The last time I got a whiff of teargas was in Paris, 1968 and the formula seems to have stayed the same. That also goes for Liberty, Equality, Fraternity, here, there and everywhere. Our old terrace house in Swansea looks over the sea. Too cold for me, but my wife, who still swims in it, says `Why dont you swim where it`s warm? Red Sea, the world is my oyster, Gaza perhaps.
From Bil`in, the sea is a mirage on pale dry earth and rock, a dusty track between the olive trees, that leads on and up to...a stupid metal fence, with a yellow gate. Presumed locked. A man with a Palestinian flag goes up to and shouts to the soldiers in Hebrew. What`s he saying, something about land and freedom or `Go home, enjoy yourself, do something useful`? Some boys come up to the wire, and an old photographer. I get my moment too. I try a bit of a song I remember, changed a bit “Free, free, free Abdullah..(as in Free, free Nelson Mandela,Youtube, Special AKA), and `Shame, shame Israel, jail your own war criminals.`
Not many soldiers to hear us, just a faceless foursome against the sun, and a few more in wait further up the hill. `They`re the ones to watch,` says a tall Israeli in a red hat. When the first teargas shell is fired, it lands near us but the gas blows back towards the soldiers. Next the first stones, flying in the other direction like hungry sparrows. It takes the soldiers time to find their range while the kids – shebab – fan out among the olive trees. Big bouncy teargas shells, like fat black onions, set light to the weeds among the olive trees, and smaller ones rain down from high in the air, meteorites with give-away tails. The greywhite smoke drifts down across the track, so we can all get a taste. Some cameramen, or women, have masks, as has a man in a wheelchair. Another, on crutches, has no mask but a black Che Guevara beard.

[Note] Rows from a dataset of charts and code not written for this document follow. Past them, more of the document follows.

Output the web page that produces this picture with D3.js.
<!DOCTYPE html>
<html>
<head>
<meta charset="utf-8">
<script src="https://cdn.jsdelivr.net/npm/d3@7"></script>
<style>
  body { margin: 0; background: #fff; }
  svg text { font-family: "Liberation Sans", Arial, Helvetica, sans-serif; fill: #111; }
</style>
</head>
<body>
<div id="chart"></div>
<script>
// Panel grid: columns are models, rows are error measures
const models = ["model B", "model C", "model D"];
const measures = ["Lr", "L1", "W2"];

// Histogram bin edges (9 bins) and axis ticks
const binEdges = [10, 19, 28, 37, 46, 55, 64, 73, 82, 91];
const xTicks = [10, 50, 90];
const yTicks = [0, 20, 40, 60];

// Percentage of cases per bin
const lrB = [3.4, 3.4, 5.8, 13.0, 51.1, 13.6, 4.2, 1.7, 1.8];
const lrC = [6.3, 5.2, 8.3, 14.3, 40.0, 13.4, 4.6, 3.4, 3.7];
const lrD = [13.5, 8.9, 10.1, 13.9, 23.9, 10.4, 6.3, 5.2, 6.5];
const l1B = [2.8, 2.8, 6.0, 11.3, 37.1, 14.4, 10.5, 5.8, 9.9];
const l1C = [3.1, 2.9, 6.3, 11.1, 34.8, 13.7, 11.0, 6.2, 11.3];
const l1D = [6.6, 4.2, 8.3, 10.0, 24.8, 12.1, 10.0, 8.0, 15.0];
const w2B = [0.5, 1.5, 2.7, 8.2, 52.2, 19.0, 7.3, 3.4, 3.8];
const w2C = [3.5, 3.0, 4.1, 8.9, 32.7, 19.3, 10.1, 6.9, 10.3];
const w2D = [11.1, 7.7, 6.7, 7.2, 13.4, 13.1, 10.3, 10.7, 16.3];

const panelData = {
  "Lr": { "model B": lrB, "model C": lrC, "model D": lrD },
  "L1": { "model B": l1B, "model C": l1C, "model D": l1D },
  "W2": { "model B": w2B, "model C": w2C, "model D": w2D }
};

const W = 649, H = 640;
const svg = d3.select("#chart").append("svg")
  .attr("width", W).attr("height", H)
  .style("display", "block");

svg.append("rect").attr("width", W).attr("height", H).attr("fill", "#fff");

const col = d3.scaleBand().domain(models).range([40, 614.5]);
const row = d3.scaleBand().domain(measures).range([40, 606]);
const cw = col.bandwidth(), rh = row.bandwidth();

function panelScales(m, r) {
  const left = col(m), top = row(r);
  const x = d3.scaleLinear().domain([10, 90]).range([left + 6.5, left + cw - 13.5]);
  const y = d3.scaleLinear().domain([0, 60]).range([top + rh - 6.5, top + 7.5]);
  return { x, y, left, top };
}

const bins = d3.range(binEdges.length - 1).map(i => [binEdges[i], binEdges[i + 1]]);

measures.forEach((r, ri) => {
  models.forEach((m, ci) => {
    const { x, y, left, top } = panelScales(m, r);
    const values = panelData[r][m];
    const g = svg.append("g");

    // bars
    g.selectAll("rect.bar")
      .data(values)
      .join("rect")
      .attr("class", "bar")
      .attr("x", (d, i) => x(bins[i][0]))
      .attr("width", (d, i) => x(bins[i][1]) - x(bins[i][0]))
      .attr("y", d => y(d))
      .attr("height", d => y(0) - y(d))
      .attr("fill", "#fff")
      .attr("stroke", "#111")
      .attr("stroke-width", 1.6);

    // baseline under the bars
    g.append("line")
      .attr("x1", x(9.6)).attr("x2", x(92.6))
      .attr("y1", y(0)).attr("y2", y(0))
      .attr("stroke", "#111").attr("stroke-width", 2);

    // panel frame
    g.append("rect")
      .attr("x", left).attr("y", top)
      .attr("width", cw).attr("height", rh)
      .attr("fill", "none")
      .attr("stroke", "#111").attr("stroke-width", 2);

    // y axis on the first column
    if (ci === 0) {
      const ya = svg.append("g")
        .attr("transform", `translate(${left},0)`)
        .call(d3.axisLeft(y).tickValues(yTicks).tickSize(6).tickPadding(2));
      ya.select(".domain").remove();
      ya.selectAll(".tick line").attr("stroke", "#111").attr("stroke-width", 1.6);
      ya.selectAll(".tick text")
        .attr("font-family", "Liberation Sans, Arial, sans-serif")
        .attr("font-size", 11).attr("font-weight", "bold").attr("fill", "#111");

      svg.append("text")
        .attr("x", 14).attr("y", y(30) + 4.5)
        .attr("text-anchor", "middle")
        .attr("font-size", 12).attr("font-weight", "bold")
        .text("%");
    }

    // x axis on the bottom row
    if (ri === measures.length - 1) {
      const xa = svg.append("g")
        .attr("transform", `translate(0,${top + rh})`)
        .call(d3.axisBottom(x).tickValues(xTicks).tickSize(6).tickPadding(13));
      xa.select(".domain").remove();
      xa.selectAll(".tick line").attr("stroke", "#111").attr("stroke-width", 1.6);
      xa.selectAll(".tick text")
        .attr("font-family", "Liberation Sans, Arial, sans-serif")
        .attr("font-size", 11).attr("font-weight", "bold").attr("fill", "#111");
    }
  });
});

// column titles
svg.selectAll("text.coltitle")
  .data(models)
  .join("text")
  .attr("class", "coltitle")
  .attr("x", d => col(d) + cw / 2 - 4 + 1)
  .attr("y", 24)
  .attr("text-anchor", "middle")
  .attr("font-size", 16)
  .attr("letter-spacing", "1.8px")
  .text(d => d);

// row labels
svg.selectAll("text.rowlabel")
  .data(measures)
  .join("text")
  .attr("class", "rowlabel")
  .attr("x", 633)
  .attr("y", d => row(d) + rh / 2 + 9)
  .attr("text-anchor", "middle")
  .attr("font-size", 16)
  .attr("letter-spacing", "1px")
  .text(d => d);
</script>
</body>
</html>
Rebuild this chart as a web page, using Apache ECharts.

Then the soldiers open the gate and four musketeers charge down the hill towards us. The tall Israeli says `We should have locked the gate from this side.` The crowd and gas disperse, the shebab escape among the olive trees. A boy breaks off a branch to beat out flames. Scorched earth and big black tasteless onions.
Honour satisfied, soldiers and the crowd go their ways, to lunch perhaps. Another day, another no-win not-quite-waste of time. Soon this bit of fence will be removed, and a stretch of Bil`in land beyond will be released, become workable again. Not all their land but an area between today`s stupid fence and a solider, stupider new concrete wall. A small legal victory, except that the Supreme Court first ordered the fence to be moved back then legitimised the settlement behind it.
Win some, lose some. BUT, as one of the committee-members said, `We`ve shown that Palestinians, Israelis, internationals CAN work together. And when the soldiers open fire, everyone can see who are the terrorists.
`This is the message our Popular Committees must get across. Bi`lin, Ni`ilin, Budrus, Ma`asara... It is difficult, but we can organise ourselves. We need the people, we need the parties, and we think that they need us.`
As I watched those Bil`in boys with their slingshots, how near-accurate they were, I could almost believe the story of David and Goliath. And it must help to practice every week.